DRAWING NOW

Jonathan McBurnie Sexual for Elizabeth I (Beauty Through Order) 2013 Ink, biro, gauche and correction fluid on paper

 

Despard Gallery is proud to present DRAWING NOW, an exhibition of contemporary approaches to drawing.

DRAWING NOW features the work of eight contemporary artists whose creative practice centers around drawing. Electronic media is vastly becoming a dominating force in contemporary art, however the creative process always starts with pen and paper. DRAWING NOW brings together a diverse group of artists that represent what is happening in contemporary drawing.

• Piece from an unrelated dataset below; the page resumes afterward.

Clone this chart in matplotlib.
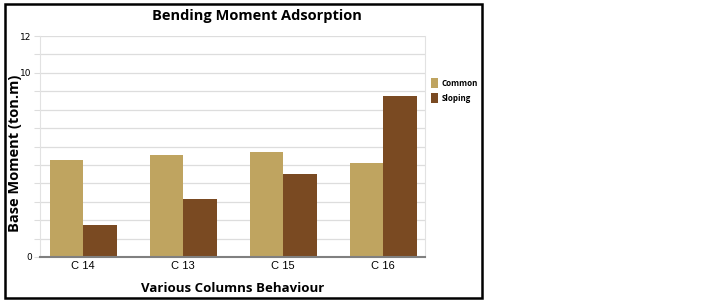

Exhibiting artists Mary Scott and Lindsay Broughton have spent a large portion of their careers as educators, specialising in drawing. Broughton was the head of Drawing at the Tasmanian College of the Arts a position he held for 20 years. Upon his retirement, exhibiting artist Mary Scott took on the role. Scott works across both painting and drawing and is a well-established artist both within Tasmania and nationally. Other Tasmanian artists included in DRAWING NOW are Todd Jenkins, Graham Lang, Tor Maclean and Laura McMahon.

Bertie Blackman, well-known singer and songwriter will be exhibiting a selection of her drawings. The daughter of renowned Australian painter Charles Blackman, Bertie Blackman is a popular and critically acclaimed musician and a keen drawer. Her drawings are inspired by and interconnected with her life in the Australian music scene.

For the first time, Despard Gallery will also be exhibiting the work of Sydney based artist Jonathan McBurnie in DRAWING NOW. McBurnie creates strange and complex imagery drawn from seemingly unrecognizable texts: the coronation, and subsequent celebrity status, of Queen Elizabeth II and the politically-subversive thrash-metal band, Slayer. McBurnie’s series is made up of suspended narratives that are densely populated by numerous pop culture and art history symbols.